KINGWOOD, W.Va. — A Preston County school excess levy, built entirely through public input, failed with just more than 49 percent of the vote Tuesday.

“I’m not going to be deterred in the work that I’ve been called to do,” Superintendent of Schools Steve Wotring said. “We’re not going to be able to offer all that we had hoped for our students, and we’re going to have to make some tough decisions moving forward.”

“But I am dedicated to ensuring the best possible education for our kids. And I’ll continue to believe in their ability to achieve great success.”

The five-year, $2.42 million dollar excess levy would have provided for a broad number of areas that Wotring said needed to be addressed — overall school building maintenance, installing air conditioning in most of the schools, upgrading cameras and key-less entries for improved security, increases in technology spending, instructional supplies, field trips, after school and summer programs, alternative education, community use of facilities, and free access to all events within school buildings for students and senior citizens.

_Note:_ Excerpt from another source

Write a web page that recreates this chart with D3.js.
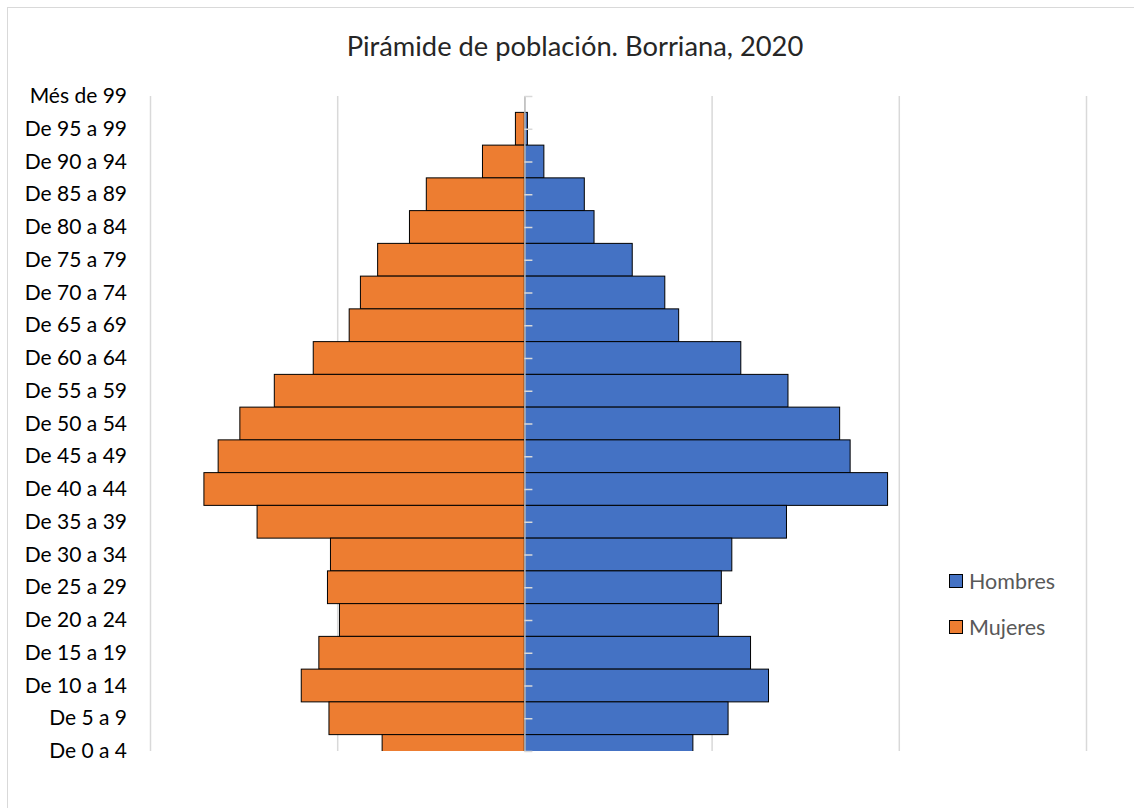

“Many of our schools have no air conditioning,” Wotring said. “When the days start getting up to 80 degrees outside or warmer, the inside of the classrooms can reach 90 degrees or above.”

Now, the Board of Education, which will bring back two incumbents re-elected Tuesday night, will need to decide what stays and what goes.

“We’re going to have to make some hard choices,” Wotring said. “We have to live within our budget. That’s just the reality of the situation.”

The technology initiative would have sped up the county’s 1-for-1 program, which intends to provide a laptop to each student in the school system. At present, only students in fifth and ninth grade have laptops. Sixth and tenth grade students will be added to that list next school year.

“I don’t think there’s any one particular part of that that people were against, because the people built that levy,” Wotring said. “We went out into the communities, and we had them build what they wanted into the levy.”

“We have the budget we have, and there won’t be an excess. So we have to make those decisions.”

What, precisely, those decisions will be is unclear. Wotring said he’s not sure exactly which “hard choices” would need to be made, but said he felt confident that the staff of Preston County’s schools could handle the defeat.

“We have a highly qualified and dedicated staff who do what they do every day because they believe in the ability of those kids,” he said. “We’ll continue to do the work that we do each and every day because we truly represent the population that believes our kids deserve it.”

This was the most recent in a series of failed excess levy votes in Preston County over the last year.

“I don’t know what the Board will decide — if they do that again or just say ‘enough is enough,'” Wotring said.

The excess levy proposed 5.71 cents per $100 assessed valuation of Class I properties; 11.42 cents per $100 valuation of Class II properties; and 22.84 cents per $100 assessed valuation of Class III and IV properties.

The primary expenditures called for $1.5 million for school building maintenance.